The League’s program consists of those governmental issues that the League has chosen for concerted study and action at the national, state or local level. The program process is specified in the bylaws and includes the following steps:
- Formal adoption (by members at an annual meeting or by state/national convention delegates) of an issue for study.
- Member study and agreement on broad concepts.
- Formulation of a position by the appropriate board of directors.
- Action as directed by the board of directors.
- Annual or biennial re-adoption of the position.
Local Leagues may work simultaneously on local, state, national and (if applicable) regional program issues, but action may be taken only in those areas where there is member understanding and agreement. Issues reflect community concerns and range from local park facilities to election reform, from childcare to nuclear waste disposal, from air pollution to international trade, from mental health to energy policy. (The national League’s positions on issues can be found in Impact on Issues on the League Web site.)

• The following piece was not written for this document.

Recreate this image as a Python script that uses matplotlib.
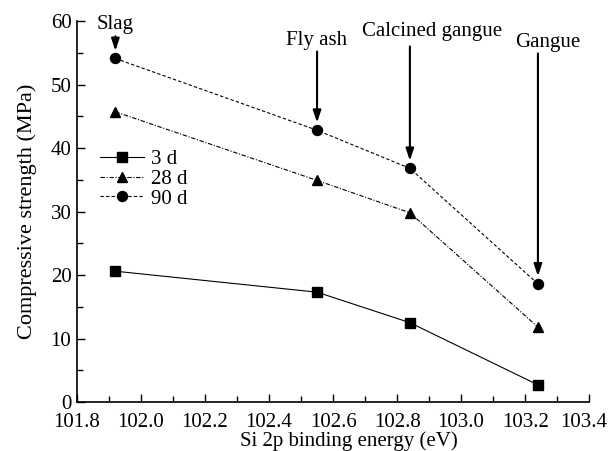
import numpy as np
import matplotlib.pyplot as plt
from matplotlib.ticker import MultipleLocator, FuncFormatter

plt.rcParams['font.family'] = 'serif'
plt.rcParams['font.serif'] = ['Liberation Serif', 'Times New Roman', 'DejaVu Serif']

# Si 2p binding energy for each material (eV)
energy = [101.92, 102.55, 102.84, 103.24]
materials = ['Slag', 'Fly ash', 'Calcined gangue', 'Gangue']

# compressive strength (MPa) at each age
strength_3d = [20.6, 17.3, 12.5, 2.7]
strength_28d = [45.7, 34.9, 29.8, 11.8]
strength_90d = [54.1, 42.8, 36.8, 18.6]

fs = 15
x_max = 103.4

fig = plt.figure(figsize=(6.08, 4.51), dpi=100)
ax = fig.add_axes([0.1266, 0.1086, 0.8424, 0.8448])

ax.plot(energy, strength_3d, color='black', lw=0.8, ls='-', marker='s', ms=6.5, label='3 d')
ax.plot(energy, strength_28d, color='black', lw=0.8, ls=(0, (4, 1.5, 1, 1.5)), marker='^', ms=7.5, label='28 d')
ax.plot(energy, strength_90d, color='black', lw=0.8, ls=(0, (3, 2)), marker='o', ms=7.2, label='90 d')

ax.set_xlim(101.8, x_max)
ax.set_ylim(0, 60)
ax.xaxis.set_major_locator(MultipleLocator(0.2))
ax.xaxis.set_minor_locator(MultipleLocator(0.1))
ax.yaxis.set_major_locator(MultipleLocator(10))
ax.yaxis.set_minor_locator(MultipleLocator(5))
# last label is drawn separately so it stays inside the figure
ax.xaxis.set_major_formatter(FuncFormatter(lambda v, p: '' if abs(v - x_max) < 1e-6 else '%.1f' % v))
ax.tick_params(which='both', direction='in', labelsize=fs, width=1, color='black')
ax.tick_params(which='major', length=6)
ax.tick_params(which='minor', length=4)
ax.tick_params(axis='x', pad=8)
ax.tick_params(axis='y', pad=4)
for s in ['top', 'right']:
    ax.spines[s].set_visible(False)
for s in ['left', 'bottom']:
    ax.spines[s].set_linewidth(1.2)

ax.annotate('%.1f' % x_max, xy=(1, 0), xycoords='axes fraction', xytext=(13, -8),
            textcoords='offset points', ha='right', va='top', fontsize=fs)

ax.set_xlabel('Si 2p binding energy (eV)', fontsize=fs)
ax.xaxis.set_label_coords(0.531, -0.077)
ax.set_ylabel('Compressive strength (MPa)', fontsize=16, labelpad=10)

leg = ax.legend(loc='upper left', bbox_to_anchor=(0.045, 0.662), frameon=False,
                fontsize=fs, handlelength=2.1, handletextpad=0.35,
                labelspacing=0.0, borderpad=0, borderaxespad=0)

# arrows pointing at the 90 d points
text_x = [101.92, 102.55, 102.91, 103.27]
text_y = [57.9, 55.4, 56.8, 55.1]
tail_y = [57.6, 55.2, 56.0, 54.9]
for e, tx, m, s, ty, tl in zip(energy, text_x, materials, strength_90d, text_y, tail_y):
    ax.annotate('', xy=(e, s + 1.2), xytext=(e, tl),
                arrowprops=dict(arrowstyle='-|>,head_length=0.6,head_width=0.2',
                                color='black', lw=1.5, mutation_scale=12,
                                shrinkA=0, shrinkB=0))
    ax.text(tx, ty, m, fontsize=fs, ha='center', va='bottom', clip_on=False)

fig.savefig('out.png', dpi=100)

Studies and Program Adoption
League program arises from the suggestions of members. At every level of the League, the board of directors is responsible for reviewing and discussing these suggestions, formulating them in appropriate language, and recommending all or some of them for adoption according to procedures specified in the bylaws. A local League’s “action” or advocacy program is determined by members at its annual meeting; state and national programs are voted upon by delegates at state and national League conventions. In the course of the program adoption discussion, members often give suggestions to the board on scope of inquiry, timing, emphasis and ways to handle the study and/or action phases.
Reaching Member Agreement
Before the League can take action, members must agree in broad terms on what they think about various aspects of the policy issue. The nature of the issue will affect how it is studied and how positions are reached. The board usually selects the method to be used: consensus (where agreement is reached using League responses to specific questions) or concurrence (where agreement or a vote on a pre-stated position is required).
The technique most often used in the League for reaching member agreement is consensus by group discussion. It is not a simple majority, nor is it unanimity; rather it is the overall sense of the group as expressed through the exchange of ideas and opinions, whether in a meeting of the full membership or a series of smaller discussion meetings.
Regardless of the method used, it is essential that members have an opportunity to become informed before being asked to make decisions on the issue under consideration. It is through this process that League members become educated on a given issue, and this is what makes subsequent League action on that issue uniquely credible and respected. During the study phase, members have an opportunity to examine the facts and key pro/con points. They are encouraged to discuss the political realities of action and to contribute ideas for the board to consider when it formulates an action strategy after a position is reached. If the League has a position on a given issue, action can be taken as appropriate. The issue does not need to be studied each time action is thought to be necessary.
Formulating League Positions
A League’s position reflects membership understanding and agreement on a particular public policy issue. In formulating a position, either prior to seeking member agreement through concurrence or following member agreement through consensus, the board must keep in mind the importance of wording the position in terms broad enough to enable the League to initiate, support or oppose a variety of specific legislative and executive proposals over a period of time.
Determining whether consensus has been achieved and how it should be expressed is the responsibility of the board. Through an interpretive process, the board first evaluates the reports of member views and then determines the broad areas of agreement and disagreement that emerge.
Once a League board has finalized a position on an issue, it is announced to members and can be shared with the public. It becomes part of the League’s position statements, and the board can begin taking action on it immediately. Like all statements of position, it must be readopted each year by League members at the annual meeting (or biennial convention) in order to remain on the program of issues for possible action.
A local League’s views during a regional, state or national study do not constitute a final League position and should not be publicized, either to members or to the public. In this case, each local board’s responsibility is to report its members’ areas of agreement and its level of member participation to the regional, state or national board. In turn, the appropriate board analyzes the member agreement reports from local Leagues, develops a position statement that reflects member thinking and announces the position to members and the public. That position is then available immediately to be used as the basis for action.
Impact on Issues
The publication Impact on Issues: A Guide to Public Policy Positions, contains all LWVUS positions agreed to through study, consensus and concurrence. It provides invaluable information and history for Leagues wishing to take action. National positions can serve as the basis for action at the state and local levels, as well as nationally. You may wish to contact the LWVUS for assistance in applying national positions locally or in your state. (Hard copies of Impact on Issues are available for purchase through the LWVUS store on the League Web site, or an electronic copy can be downloaded from the Web site. Most state and local Leagues will also have a publication that shares state and local positions on the issues)
The League’s Principles
In addition to positions on public policy issues, Impact on Issues lists the League’s Principles. These are broad “concepts of government” to which the League subscribes. They can serve as a basis for support for: responsible, responsive, efficient, representative government; protection of the right to vote of every citizen; support for free public education; and international cooperation, for example. However, since they are broadly worded, caution should be used in applying them to specific issues.
Key Points of the Study Process – Local Leagues and Members:
It is important to remember that the study process is a cooperative effort between the local League board and the study committee. It is the board's responsibility to monitor the entire process to ensure that the membership is able to come to consensus in an unbiased and nonpartisan atmosphere.